**WORK INSTRUCTIONS**: Pull every line containing "Write" from the entries.

== PROVIDED ENTRIES

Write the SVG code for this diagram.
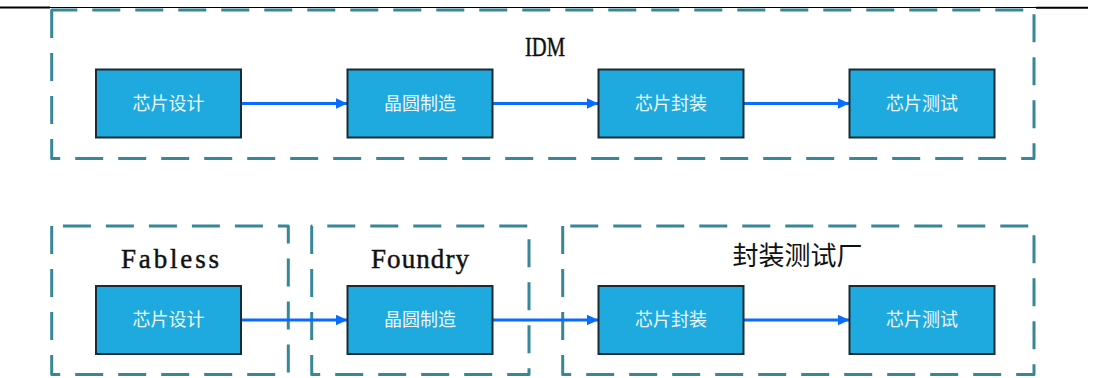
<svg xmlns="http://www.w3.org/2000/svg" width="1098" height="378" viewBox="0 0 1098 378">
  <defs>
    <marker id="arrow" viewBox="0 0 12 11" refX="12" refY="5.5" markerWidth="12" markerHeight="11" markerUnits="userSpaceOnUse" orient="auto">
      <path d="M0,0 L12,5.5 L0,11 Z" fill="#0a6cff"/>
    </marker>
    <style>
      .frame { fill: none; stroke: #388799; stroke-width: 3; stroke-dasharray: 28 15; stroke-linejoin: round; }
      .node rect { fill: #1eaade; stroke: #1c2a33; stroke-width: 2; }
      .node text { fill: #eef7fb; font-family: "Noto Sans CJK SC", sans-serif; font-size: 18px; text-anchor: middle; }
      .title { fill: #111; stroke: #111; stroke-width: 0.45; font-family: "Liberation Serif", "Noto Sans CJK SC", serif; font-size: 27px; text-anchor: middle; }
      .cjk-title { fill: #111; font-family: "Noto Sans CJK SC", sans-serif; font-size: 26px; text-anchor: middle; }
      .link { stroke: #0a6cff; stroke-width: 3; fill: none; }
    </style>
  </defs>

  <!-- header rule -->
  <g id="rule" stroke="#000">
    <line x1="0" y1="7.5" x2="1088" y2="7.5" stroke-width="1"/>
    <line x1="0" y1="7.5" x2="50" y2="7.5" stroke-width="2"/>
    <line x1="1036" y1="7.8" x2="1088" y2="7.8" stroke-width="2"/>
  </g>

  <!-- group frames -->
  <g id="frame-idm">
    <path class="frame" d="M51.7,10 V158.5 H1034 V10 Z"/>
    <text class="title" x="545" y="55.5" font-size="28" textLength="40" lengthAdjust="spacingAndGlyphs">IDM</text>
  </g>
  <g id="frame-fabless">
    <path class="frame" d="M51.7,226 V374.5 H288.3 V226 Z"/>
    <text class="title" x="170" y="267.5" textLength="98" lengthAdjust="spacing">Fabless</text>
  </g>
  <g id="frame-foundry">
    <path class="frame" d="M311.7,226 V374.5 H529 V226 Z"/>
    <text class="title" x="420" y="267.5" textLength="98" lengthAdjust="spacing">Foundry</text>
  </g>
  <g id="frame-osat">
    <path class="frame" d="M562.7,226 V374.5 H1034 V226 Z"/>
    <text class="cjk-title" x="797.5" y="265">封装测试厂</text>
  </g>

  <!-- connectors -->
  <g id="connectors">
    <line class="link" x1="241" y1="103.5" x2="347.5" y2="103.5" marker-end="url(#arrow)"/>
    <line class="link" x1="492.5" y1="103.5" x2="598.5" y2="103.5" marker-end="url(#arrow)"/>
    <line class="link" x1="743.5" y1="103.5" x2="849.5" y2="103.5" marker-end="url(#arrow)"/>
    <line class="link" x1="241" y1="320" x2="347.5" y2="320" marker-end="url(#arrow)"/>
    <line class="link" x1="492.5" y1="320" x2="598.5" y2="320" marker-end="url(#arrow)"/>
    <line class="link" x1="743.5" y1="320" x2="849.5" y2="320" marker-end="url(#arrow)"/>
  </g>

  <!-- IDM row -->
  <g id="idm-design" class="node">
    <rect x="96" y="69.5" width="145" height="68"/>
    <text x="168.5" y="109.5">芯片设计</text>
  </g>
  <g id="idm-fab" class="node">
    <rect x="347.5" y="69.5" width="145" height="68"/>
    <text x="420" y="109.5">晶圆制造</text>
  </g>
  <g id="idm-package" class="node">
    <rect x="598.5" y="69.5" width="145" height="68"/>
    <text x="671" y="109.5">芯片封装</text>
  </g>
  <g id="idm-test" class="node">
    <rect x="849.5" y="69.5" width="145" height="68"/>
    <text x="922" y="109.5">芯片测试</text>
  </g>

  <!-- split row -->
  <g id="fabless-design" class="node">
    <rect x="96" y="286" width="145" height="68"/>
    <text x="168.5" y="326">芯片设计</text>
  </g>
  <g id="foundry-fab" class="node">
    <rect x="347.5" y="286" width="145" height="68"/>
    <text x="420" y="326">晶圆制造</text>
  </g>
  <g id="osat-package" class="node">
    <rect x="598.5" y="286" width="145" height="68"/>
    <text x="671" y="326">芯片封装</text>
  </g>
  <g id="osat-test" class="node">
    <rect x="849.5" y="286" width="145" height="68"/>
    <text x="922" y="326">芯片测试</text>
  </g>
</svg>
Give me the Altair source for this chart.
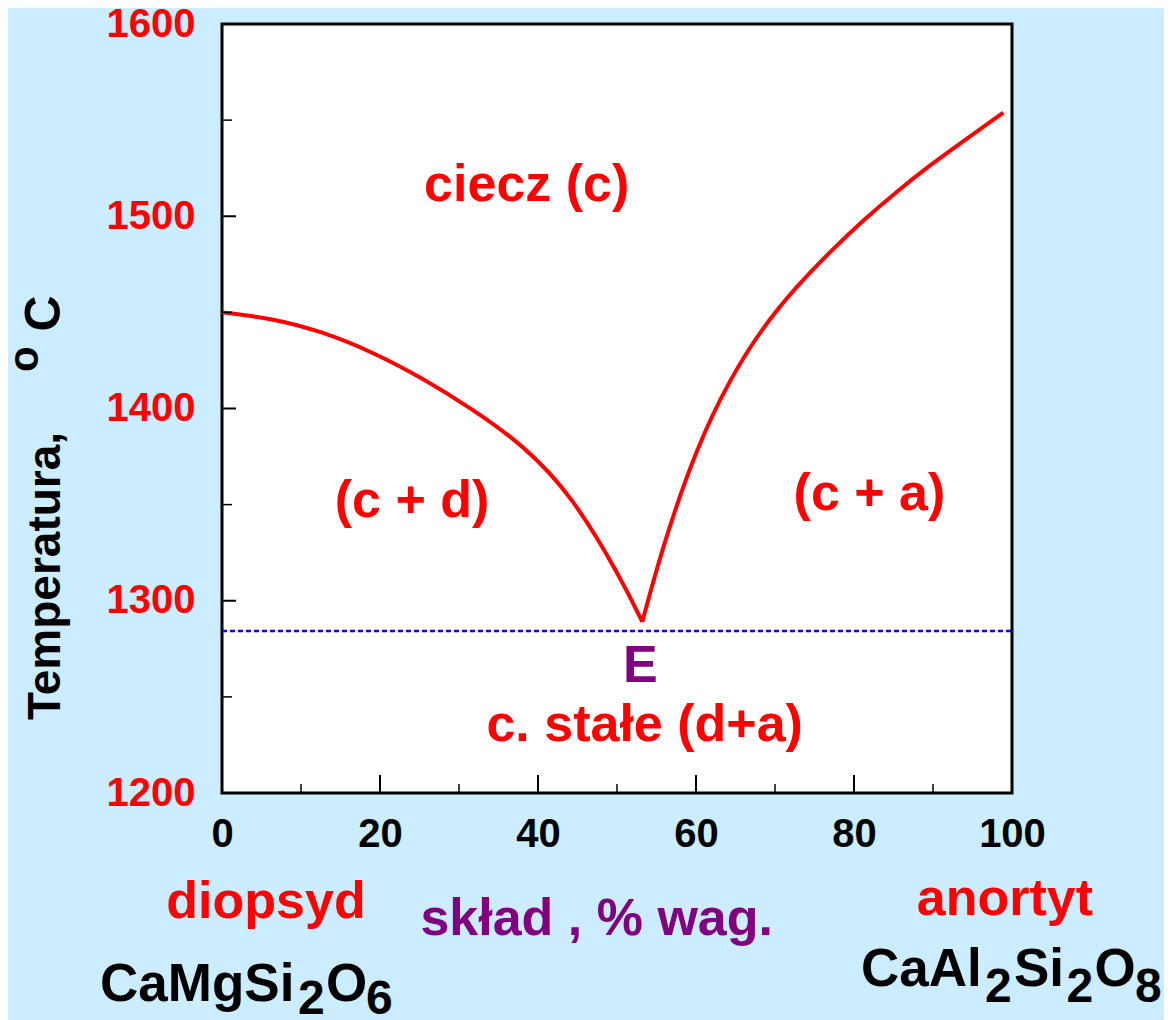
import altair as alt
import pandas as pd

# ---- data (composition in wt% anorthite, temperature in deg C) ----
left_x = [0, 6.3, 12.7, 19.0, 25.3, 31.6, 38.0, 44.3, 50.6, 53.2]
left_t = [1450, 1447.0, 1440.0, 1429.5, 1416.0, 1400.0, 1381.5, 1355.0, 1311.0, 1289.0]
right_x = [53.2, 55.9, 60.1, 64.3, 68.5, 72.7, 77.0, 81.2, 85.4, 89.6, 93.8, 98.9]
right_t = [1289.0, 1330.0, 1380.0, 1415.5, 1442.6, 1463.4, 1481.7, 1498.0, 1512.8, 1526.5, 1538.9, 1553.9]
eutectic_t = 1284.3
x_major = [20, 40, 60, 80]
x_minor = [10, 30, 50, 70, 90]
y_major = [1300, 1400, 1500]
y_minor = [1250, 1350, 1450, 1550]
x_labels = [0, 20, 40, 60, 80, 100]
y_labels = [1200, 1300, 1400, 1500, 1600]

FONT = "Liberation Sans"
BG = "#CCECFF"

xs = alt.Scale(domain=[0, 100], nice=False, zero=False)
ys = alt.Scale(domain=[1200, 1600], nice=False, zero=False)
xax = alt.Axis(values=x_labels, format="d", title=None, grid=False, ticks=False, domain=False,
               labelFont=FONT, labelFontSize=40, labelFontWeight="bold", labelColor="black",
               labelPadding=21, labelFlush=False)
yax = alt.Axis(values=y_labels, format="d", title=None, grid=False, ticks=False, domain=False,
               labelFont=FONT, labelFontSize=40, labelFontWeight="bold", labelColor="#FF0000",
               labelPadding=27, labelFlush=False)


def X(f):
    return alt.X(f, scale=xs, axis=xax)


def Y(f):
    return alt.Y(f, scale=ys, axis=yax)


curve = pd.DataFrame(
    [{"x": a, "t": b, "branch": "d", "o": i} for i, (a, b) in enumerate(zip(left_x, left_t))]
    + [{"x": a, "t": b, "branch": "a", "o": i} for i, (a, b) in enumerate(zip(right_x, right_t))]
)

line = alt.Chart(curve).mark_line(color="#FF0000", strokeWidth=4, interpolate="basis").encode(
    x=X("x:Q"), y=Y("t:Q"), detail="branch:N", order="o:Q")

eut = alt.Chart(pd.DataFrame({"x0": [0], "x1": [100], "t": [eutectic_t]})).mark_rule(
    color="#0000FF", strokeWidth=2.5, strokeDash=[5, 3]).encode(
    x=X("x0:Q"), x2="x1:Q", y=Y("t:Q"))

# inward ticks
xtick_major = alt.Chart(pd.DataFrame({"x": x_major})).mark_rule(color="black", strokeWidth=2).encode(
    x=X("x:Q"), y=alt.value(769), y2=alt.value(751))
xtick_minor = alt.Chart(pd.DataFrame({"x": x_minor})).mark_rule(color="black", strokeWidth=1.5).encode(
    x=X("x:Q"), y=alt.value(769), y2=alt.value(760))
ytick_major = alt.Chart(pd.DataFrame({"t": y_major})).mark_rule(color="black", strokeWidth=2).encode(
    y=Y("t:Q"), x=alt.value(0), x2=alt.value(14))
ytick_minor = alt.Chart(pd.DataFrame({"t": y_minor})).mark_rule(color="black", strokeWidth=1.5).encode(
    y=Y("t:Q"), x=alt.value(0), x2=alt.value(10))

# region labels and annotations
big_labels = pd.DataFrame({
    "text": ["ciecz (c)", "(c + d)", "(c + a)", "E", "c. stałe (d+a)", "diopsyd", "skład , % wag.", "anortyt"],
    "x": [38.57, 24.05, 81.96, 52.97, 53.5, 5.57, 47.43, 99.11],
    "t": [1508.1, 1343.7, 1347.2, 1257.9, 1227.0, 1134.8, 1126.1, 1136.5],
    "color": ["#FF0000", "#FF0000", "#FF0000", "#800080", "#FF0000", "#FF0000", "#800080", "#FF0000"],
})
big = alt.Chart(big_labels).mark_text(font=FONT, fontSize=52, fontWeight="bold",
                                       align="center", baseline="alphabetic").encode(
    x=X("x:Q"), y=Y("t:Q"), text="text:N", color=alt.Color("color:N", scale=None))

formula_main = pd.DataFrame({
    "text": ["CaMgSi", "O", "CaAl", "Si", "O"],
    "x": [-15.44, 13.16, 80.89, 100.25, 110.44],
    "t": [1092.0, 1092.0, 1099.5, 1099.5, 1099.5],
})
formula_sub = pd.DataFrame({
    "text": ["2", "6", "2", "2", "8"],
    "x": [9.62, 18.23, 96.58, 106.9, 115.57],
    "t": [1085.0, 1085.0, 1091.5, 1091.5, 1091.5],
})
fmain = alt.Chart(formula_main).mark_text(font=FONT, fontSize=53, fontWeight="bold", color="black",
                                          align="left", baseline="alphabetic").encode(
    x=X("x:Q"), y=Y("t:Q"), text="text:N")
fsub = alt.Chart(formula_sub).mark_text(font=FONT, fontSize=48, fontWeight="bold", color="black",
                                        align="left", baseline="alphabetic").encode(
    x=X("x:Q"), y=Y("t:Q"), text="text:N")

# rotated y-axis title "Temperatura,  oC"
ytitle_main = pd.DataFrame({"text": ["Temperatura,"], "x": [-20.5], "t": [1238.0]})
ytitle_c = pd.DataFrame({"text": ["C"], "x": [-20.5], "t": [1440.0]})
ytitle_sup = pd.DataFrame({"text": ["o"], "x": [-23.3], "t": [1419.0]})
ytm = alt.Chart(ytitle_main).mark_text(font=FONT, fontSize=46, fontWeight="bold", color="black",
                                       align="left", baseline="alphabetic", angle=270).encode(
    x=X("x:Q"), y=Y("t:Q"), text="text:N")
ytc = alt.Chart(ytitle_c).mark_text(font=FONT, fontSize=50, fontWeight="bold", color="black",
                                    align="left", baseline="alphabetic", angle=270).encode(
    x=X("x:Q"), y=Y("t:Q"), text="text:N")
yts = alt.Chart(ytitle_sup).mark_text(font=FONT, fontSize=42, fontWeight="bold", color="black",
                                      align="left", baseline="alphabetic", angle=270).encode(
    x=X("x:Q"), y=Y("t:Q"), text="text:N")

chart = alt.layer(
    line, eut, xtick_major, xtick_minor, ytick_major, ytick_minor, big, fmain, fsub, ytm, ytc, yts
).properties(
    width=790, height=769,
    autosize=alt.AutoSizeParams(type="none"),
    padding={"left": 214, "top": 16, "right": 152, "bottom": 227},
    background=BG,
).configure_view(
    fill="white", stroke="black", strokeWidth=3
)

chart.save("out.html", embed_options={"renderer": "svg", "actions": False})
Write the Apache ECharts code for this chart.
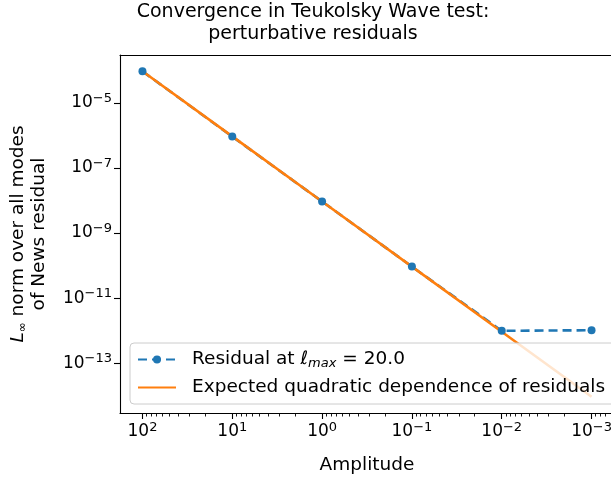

====

**RESULT OF THE TASK**:
Write the SVG code for this diagram.
Write the Apache ECharts code for this chart.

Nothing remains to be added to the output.